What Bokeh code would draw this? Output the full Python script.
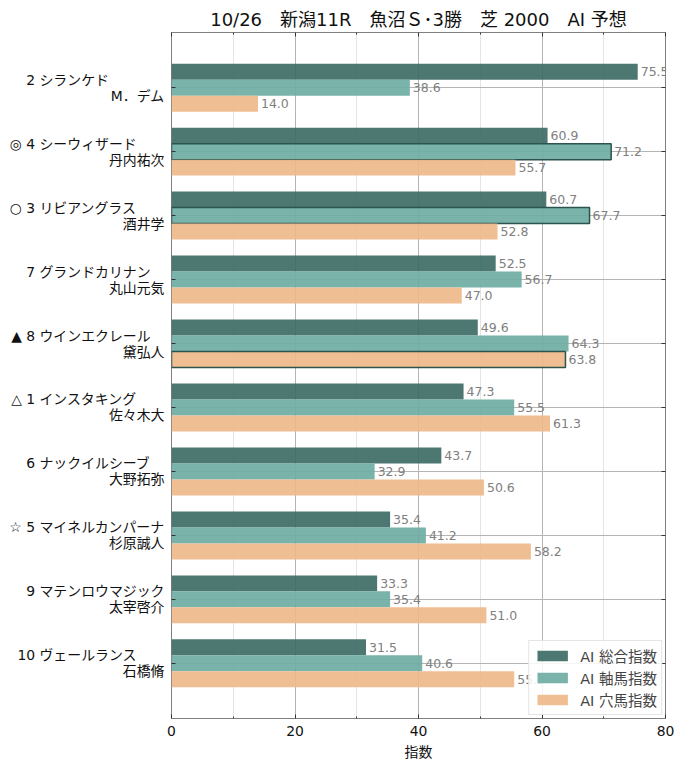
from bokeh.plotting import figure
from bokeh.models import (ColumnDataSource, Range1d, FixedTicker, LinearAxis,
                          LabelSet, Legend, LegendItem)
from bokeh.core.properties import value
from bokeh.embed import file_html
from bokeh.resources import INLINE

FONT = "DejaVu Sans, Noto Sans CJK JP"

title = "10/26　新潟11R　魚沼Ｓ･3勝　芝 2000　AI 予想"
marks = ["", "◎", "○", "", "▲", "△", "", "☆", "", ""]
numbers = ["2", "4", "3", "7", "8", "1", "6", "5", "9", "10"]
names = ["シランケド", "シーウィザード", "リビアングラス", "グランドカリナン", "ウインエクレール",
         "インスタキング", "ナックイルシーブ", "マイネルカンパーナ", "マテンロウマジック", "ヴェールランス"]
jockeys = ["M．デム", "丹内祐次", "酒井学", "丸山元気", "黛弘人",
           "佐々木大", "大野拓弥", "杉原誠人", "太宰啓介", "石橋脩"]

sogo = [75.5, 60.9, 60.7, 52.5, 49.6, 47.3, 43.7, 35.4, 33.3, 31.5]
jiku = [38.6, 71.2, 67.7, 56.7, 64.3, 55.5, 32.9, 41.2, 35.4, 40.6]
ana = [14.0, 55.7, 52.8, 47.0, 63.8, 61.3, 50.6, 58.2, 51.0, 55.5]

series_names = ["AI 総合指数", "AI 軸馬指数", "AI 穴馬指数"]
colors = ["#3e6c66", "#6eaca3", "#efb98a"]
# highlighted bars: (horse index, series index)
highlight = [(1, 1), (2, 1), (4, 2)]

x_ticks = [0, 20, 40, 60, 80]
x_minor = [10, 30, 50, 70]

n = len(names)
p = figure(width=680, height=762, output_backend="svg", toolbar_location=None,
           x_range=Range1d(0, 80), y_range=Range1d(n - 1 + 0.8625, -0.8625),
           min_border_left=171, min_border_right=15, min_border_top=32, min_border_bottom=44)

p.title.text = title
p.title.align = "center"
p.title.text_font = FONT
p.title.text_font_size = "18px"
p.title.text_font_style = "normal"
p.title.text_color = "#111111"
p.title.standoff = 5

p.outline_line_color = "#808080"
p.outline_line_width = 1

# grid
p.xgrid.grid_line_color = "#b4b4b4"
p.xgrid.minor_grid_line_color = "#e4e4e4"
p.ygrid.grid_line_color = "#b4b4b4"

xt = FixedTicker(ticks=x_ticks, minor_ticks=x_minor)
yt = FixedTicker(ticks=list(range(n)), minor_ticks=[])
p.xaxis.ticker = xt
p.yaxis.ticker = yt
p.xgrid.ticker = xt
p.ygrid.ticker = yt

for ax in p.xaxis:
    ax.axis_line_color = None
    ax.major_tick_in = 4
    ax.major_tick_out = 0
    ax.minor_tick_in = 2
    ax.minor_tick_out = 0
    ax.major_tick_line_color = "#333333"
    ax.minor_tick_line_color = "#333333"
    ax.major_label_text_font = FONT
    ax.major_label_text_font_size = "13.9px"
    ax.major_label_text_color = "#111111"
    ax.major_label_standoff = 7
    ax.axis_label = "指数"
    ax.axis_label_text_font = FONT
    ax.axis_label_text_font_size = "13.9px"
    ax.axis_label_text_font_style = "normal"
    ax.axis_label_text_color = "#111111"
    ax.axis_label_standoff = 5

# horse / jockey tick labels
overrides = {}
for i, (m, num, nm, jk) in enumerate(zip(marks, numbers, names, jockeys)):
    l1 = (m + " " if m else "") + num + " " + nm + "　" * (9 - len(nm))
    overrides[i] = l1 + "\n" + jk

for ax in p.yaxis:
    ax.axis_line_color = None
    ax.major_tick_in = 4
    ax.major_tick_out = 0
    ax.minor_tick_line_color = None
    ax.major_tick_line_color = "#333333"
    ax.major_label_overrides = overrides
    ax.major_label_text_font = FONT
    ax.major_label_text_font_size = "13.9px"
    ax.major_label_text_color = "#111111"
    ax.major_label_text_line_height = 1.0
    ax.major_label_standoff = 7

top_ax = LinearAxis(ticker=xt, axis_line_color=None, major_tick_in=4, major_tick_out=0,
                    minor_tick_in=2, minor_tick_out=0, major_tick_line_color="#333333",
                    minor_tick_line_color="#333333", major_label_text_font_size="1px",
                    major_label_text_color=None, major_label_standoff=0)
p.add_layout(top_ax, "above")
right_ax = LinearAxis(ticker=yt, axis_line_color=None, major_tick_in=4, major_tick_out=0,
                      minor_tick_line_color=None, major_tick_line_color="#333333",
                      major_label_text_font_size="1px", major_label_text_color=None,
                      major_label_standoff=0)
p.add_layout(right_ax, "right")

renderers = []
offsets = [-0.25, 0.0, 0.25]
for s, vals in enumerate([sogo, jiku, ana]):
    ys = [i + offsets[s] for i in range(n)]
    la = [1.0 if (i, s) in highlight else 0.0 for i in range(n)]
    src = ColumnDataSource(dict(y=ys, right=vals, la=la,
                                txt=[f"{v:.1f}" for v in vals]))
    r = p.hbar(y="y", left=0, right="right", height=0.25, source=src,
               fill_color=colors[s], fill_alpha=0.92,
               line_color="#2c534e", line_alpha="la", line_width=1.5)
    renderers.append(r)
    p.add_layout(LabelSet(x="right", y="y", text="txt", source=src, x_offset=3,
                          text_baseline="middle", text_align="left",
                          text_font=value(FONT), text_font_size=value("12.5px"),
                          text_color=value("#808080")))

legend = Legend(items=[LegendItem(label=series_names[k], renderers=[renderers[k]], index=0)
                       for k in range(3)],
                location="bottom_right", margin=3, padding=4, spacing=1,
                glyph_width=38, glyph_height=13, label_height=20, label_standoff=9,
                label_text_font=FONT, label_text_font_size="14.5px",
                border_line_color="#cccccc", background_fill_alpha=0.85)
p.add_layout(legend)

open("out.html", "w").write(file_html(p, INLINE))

========================================

[WHAT YOU NEED TO DO] Exactly reproduce the run of lines from the start of the listing through the line with "x_minor = [10, 30, 50, 70]", inclusive; pictures are not copied.

[EXERCISE ANSWER]
What Bokeh code would draw this? Output the full Python script.
from bokeh.plotting import figure
from bokeh.models import (ColumnDataSource, Range1d, FixedTicker, LinearAxis,
                          LabelSet, Legend, LegendItem)
from bokeh.core.properties import value
from bokeh.embed import file_html
from bokeh.resources import INLINE

FONT = "DejaVu Sans, Noto Sans CJK JP"

title = "10/26　新潟11R　魚沼Ｓ･3勝　芝 2000　AI 予想"
marks = ["", "◎", "○", "", "▲", "△", "", "☆", "", ""]
numbers = ["2", "4", "3", "7", "8", "1", "6", "5", "9", "10"]
names = ["シランケド", "シーウィザード", "リビアングラス", "グランドカリナン", "ウインエクレール",
         "インスタキング", "ナックイルシーブ", "マイネルカンパーナ", "マテンロウマジック", "ヴェールランス"]
jockeys = ["M．デム", "丹内祐次", "酒井学", "丸山元気", "黛弘人",
           "佐々木大", "大野拓弥", "杉原誠人", "太宰啓介", "石橋脩"]

sogo = [75.5, 60.9, 60.7, 52.5, 49.6, 47.3, 43.7, 35.4, 33.3, 31.5]
jiku = [38.6, 71.2, 67.7, 56.7, 64.3, 55.5, 32.9, 41.2, 35.4, 40.6]
ana = [14.0, 55.7, 52.8, 47.0, 63.8, 61.3, 50.6, 58.2, 51.0, 55.5]

series_names = ["AI 総合指数", "AI 軸馬指数", "AI 穴馬指数"]
colors = ["#3e6c66", "#6eaca3", "#efb98a"]
# highlighted bars: (horse index, series index)
highlight = [(1, 1), (2, 1), (4, 2)]

x_ticks = [0, 20, 40, 60, 80]
x_minor = [10, 30, 50, 70]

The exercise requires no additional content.